→ **WORK INSTRUCTIONS**: Write out the entire listing below exactly, with the pictures left out.

>> BEGIN PROVIDED DATA

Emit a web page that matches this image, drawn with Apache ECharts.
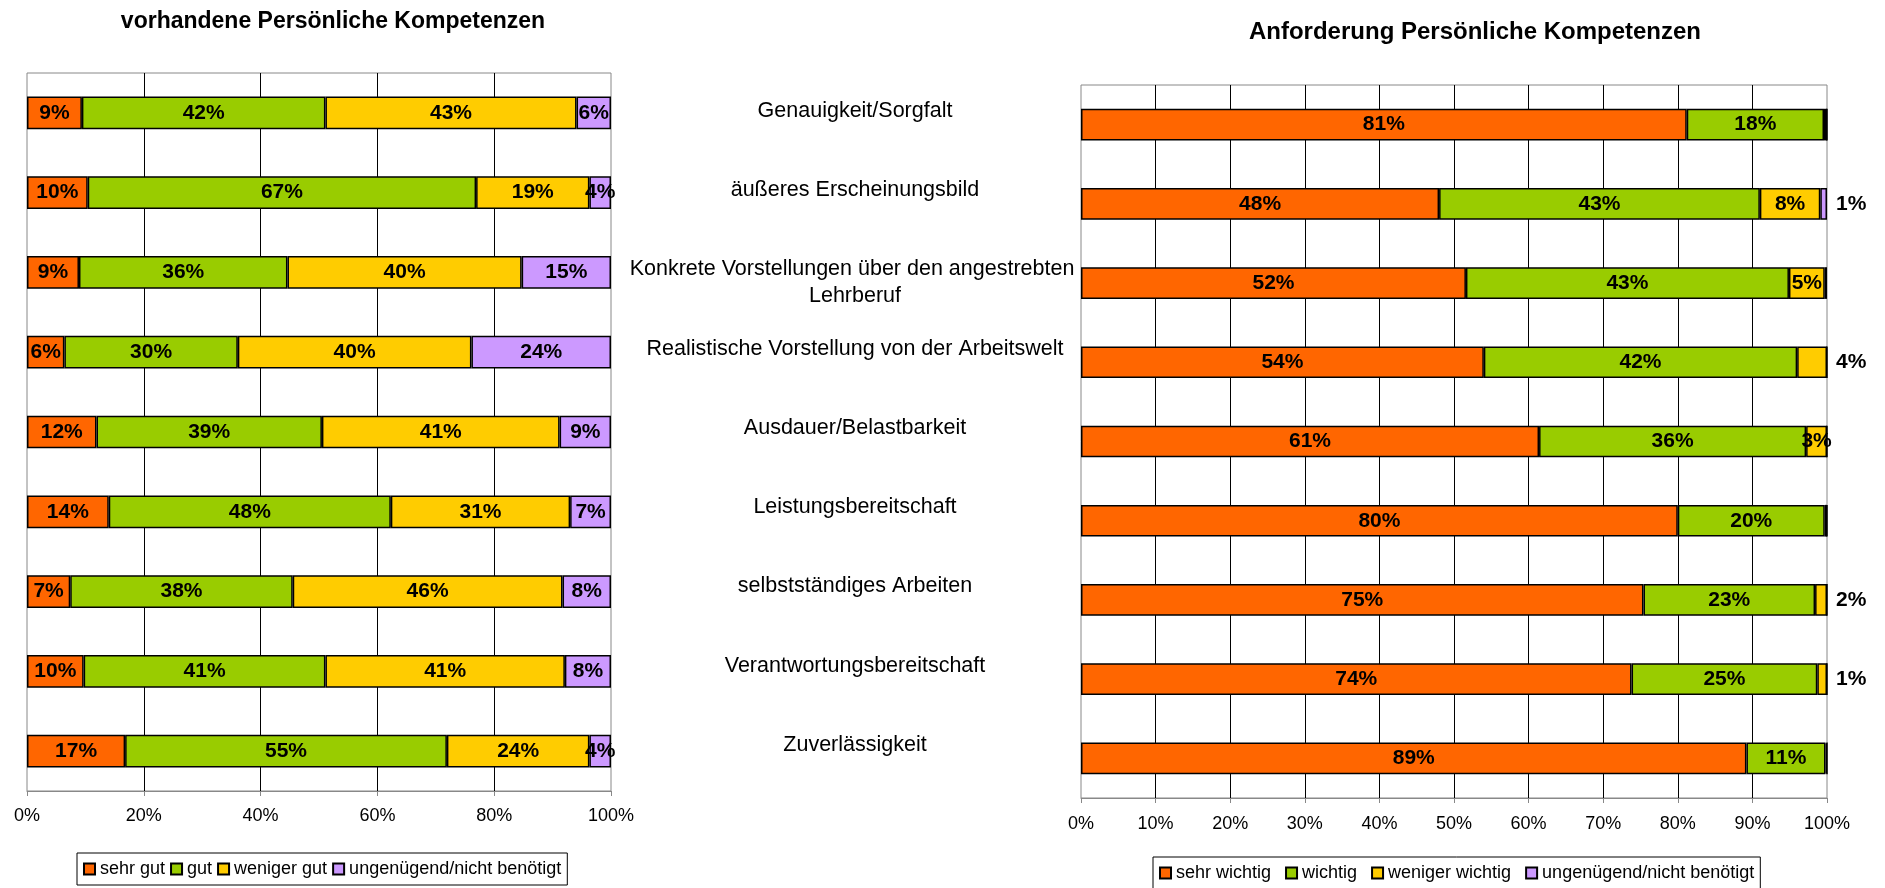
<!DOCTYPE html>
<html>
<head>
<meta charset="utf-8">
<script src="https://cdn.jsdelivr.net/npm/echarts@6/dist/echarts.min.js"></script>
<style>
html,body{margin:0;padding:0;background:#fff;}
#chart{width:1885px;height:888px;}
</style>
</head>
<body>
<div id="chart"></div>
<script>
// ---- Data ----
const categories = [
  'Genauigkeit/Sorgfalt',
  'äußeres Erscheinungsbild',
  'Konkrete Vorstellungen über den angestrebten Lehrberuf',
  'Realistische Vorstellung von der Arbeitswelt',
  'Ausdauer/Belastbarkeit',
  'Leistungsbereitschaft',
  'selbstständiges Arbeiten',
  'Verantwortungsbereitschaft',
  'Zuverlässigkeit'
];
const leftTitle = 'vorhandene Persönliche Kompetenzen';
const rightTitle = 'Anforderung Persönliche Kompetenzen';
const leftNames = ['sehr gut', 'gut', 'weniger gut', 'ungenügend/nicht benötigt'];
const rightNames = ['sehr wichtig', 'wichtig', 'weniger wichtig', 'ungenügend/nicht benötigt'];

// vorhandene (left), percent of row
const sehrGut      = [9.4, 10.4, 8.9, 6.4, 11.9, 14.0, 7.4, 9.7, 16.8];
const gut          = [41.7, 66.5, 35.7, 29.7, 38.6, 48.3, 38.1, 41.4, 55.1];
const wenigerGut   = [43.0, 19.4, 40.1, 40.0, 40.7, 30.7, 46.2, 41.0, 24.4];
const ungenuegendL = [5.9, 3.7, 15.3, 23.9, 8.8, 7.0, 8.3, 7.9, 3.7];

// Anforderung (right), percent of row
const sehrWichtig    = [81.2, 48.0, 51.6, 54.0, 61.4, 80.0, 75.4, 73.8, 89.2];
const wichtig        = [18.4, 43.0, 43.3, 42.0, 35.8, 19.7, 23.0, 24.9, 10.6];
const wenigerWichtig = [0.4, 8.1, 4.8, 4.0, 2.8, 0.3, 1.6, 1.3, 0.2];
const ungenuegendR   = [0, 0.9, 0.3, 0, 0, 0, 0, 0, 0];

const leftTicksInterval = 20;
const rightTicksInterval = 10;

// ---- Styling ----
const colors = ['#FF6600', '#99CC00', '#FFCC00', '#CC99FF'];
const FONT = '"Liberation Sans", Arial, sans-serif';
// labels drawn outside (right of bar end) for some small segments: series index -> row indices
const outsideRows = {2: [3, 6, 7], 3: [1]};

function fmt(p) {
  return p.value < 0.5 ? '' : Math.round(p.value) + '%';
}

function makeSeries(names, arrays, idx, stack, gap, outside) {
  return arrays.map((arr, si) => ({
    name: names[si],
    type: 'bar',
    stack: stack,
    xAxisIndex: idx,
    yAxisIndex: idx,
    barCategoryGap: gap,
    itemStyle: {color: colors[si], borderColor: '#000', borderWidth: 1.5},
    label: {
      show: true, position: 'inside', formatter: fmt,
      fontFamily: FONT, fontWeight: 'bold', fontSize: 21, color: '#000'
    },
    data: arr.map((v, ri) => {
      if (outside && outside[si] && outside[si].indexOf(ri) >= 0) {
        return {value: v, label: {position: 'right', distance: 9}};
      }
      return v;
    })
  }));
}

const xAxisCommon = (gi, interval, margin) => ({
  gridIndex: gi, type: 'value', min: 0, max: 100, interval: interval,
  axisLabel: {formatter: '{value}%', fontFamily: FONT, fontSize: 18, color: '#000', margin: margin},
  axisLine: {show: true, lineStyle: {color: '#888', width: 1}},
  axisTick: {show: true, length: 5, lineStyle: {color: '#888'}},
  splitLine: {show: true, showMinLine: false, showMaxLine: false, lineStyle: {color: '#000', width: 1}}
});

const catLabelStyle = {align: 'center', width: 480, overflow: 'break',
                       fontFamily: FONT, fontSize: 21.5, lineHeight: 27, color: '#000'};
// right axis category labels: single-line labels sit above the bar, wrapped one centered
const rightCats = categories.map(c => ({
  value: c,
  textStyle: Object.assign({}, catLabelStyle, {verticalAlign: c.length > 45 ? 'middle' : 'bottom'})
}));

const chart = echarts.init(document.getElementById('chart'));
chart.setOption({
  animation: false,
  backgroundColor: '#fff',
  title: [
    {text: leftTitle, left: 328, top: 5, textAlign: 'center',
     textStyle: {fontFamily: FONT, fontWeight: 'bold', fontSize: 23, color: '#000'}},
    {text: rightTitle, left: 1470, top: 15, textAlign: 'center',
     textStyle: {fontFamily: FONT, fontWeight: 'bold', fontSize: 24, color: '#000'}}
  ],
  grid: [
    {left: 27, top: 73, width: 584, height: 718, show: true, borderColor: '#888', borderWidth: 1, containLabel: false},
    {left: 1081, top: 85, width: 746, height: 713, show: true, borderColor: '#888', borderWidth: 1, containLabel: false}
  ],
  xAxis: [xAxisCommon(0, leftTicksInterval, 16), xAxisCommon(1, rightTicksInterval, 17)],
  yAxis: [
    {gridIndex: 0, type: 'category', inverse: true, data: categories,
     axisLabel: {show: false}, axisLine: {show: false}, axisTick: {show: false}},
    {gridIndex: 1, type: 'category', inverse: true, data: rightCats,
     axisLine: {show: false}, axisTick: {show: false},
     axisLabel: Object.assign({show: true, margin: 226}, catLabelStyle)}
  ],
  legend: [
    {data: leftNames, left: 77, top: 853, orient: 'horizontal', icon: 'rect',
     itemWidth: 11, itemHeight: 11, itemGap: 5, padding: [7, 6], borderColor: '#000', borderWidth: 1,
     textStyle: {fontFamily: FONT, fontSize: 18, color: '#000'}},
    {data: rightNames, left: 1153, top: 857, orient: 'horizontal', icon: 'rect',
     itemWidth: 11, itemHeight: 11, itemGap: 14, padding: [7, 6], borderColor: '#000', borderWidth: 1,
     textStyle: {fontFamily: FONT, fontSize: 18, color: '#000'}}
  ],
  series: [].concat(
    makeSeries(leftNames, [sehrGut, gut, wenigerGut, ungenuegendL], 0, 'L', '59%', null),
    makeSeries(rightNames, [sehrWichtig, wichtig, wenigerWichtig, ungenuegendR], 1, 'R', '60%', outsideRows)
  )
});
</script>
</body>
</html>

>> END PROVIDED DATA

→ **RIGHT ANSWER**:
Emit a web page that matches this image, drawn with Apache ECharts.
<!DOCTYPE html>
<html>
<head>
<meta charset="utf-8">
<script src="https://cdn.jsdelivr.net/npm/echarts@6/dist/echarts.min.js"></script>
<style>
html,body{margin:0;padding:0;background:#fff;}
#chart{width:1885px;height:888px;}
</style>
</head>
<body>
<div id="chart"></div>
<script>
// ---- Data ----
const categories = [
  'Genauigkeit/Sorgfalt',
  'äußeres Erscheinungsbild',
  'Konkrete Vorstellungen über den angestrebten Lehrberuf',
  'Realistische Vorstellung von der Arbeitswelt',
  'Ausdauer/Belastbarkeit',
  'Leistungsbereitschaft',
  'selbstständiges Arbeiten',
  'Verantwortungsbereitschaft',
  'Zuverlässigkeit'
];
const leftTitle = 'vorhandene Persönliche Kompetenzen';
const rightTitle = 'Anforderung Persönliche Kompetenzen';
const leftNames = ['sehr gut', 'gut', 'weniger gut', 'ungenügend/nicht benötigt'];
const rightNames = ['sehr wichtig', 'wichtig', 'weniger wichtig', 'ungenügend/nicht benötigt'];

// vorhandene (left), percent of row
const sehrGut      = [9.4, 10.4, 8.9, 6.4, 11.9, 14.0, 7.4, 9.7, 16.8];
const gut          = [41.7, 66.5, 35.7, 29.7, 38.6, 48.3, 38.1, 41.4, 55.1];
const wenigerGut   = [43.0, 19.4, 40.1, 40.0, 40.7, 30.7, 46.2, 41.0, 24.4];
const ungenuegendL = [5.9, 3.7, 15.3, 23.9, 8.8, 7.0, 8.3, 7.9, 3.7];

// Anforderung (right), percent of row
const sehrWichtig    = [81.2, 48.0, 51.6, 54.0, 61.4, 80.0, 75.4, 73.8, 89.2];
const wichtig        = [18.4, 43.0, 43.3, 42.0, 35.8, 19.7, 23.0, 24.9, 10.6];
const wenigerWichtig = [0.4, 8.1, 4.8, 4.0, 2.8, 0.3, 1.6, 1.3, 0.2];
const ungenuegendR   = [0, 0.9, 0.3, 0, 0, 0, 0, 0, 0];

const leftTicksInterval = 20;
const rightTicksInterval = 10;

// ---- Styling ----
const colors = ['#FF6600', '#99CC00', '#FFCC00', '#CC99FF'];
const FONT = '"Liberation Sans", Arial, sans-serif';
// labels drawn outside (right of bar end) for some small segments: series index -> row indices
const outsideRows = {2: [3, 6, 7], 3: [1]};

function fmt(p) {
  return p.value < 0.5 ? '' : Math.round(p.value) + '%';
}

function makeSeries(names, arrays, idx, stack, gap, outside) {
  return arrays.map((arr, si) => ({
    name: names[si],
    type: 'bar',
    stack: stack,
    xAxisIndex: idx,
    yAxisIndex: idx,
    barCategoryGap: gap,
    itemStyle: {color: colors[si], borderColor: '#000', borderWidth: 1.5},
    label: {
      show: true, position: 'inside', formatter: fmt,
      fontFamily: FONT, fontWeight: 'bold', fontSize: 21, color: '#000'
    },
    data: arr.map((v, ri) => {
      if (outside && outside[si] && outside[si].indexOf(ri) >= 0) {
        return {value: v, label: {position: 'right', distance: 9}};
      }
      return v;
    })
  }));
}

const xAxisCommon = (gi, interval, margin) => ({
  gridIndex: gi, type: 'value', min: 0, max: 100, interval: interval,
  axisLabel: {formatter: '{value}%', fontFamily: FONT, fontSize: 18, color: '#000', margin: margin},
  axisLine: {show: true, lineStyle: {color: '#888', width: 1}},
  axisTick: {show: true, length: 5, lineStyle: {color: '#888'}},
  splitLine: {show: true, showMinLine: false, showMaxLine: false, lineStyle: {color: '#000', width: 1}}
});

const catLabelStyle = {align: 'center', width: 480, overflow: 'break',
                       fontFamily: FONT, fontSize: 21.5, lineHeight: 27, color: '#000'};
// right axis category labels: single-line labels sit above the bar, wrapped one centered
const rightCats = categories.map(c => ({
  value: c,
  textStyle: Object.assign({}, catLabelStyle, {verticalAlign: c.length > 45 ? 'middle' : 'bottom'})
}));

const chart = echarts.init(document.getElementById('chart'));
chart.setOption({
  animation: false,
  backgroundColor: '#fff',
  title: [
    {text: leftTitle, left: 328, top: 5, textAlign: 'center',
     textStyle: {fontFamily: FONT, fontWeight: 'bold', fontSize: 23, color: '#000'}},
    {text: rightTitle, left: 1470, top: 15, textAlign: 'center',
     textStyle: {fontFamily: FONT, fontWeight: 'bold', fontSize: 24, color: '#000'}}
  ],
  grid: [
    {left: 27, top: 73, width: 584, height: 718, show: true, borderColor: '#888', borderWidth: 1, containLabel: false},
    {left: 1081, top: 85, width: 746, height: 713, show: true, borderColor: '#888', borderWidth: 1, containLabel: false}
  ],
  xAxis: [xAxisCommon(0, leftTicksInterval, 16), xAxisCommon(1, rightTicksInterval, 17)],
  yAxis: [
    {gridIndex: 0, type: 'category', inverse: true, data: categories,
     axisLabel: {show: false}, axisLine: {show: false}, axisTick: {show: false}},
    {gridIndex: 1, type: 'category', inverse: true, data: rightCats,
     axisLine: {show: false}, axisTick: {show: false},
     axisLabel: Object.assign({show: true, margin: 226}, catLabelStyle)}
  ],
  legend: [
    {data: leftNames, left: 77, top: 853, orient: 'horizontal', icon: 'rect',
     itemWidth: 11, itemHeight: 11, itemGap: 5, padding: [7, 6], borderColor: '#000', borderWidth: 1,
     textStyle: {fontFamily: FONT, fontSize: 18, color: '#000'}},
    {data: rightNames, left: 1153, top: 857, orient: 'horizontal', icon: 'rect',
     itemWidth: 11, itemHeight: 11, itemGap: 14, padding: [7, 6], borderColor: '#000', borderWidth: 1,
     textStyle: {fontFamily: FONT, fontSize: 18, color: '#000'}}
  ],
  series: [].concat(
    makeSeries(leftNames, [sehrGut, gut, wenigerGut, ungenuegendL], 0, 'L', '59%', null),
    makeSeries(rightNames, [sehrWichtig, wichtig, wenigerWichtig, ungenuegendR], 1, 'R', '60%', outsideRows)
  )
});
</script>
</body>
</html>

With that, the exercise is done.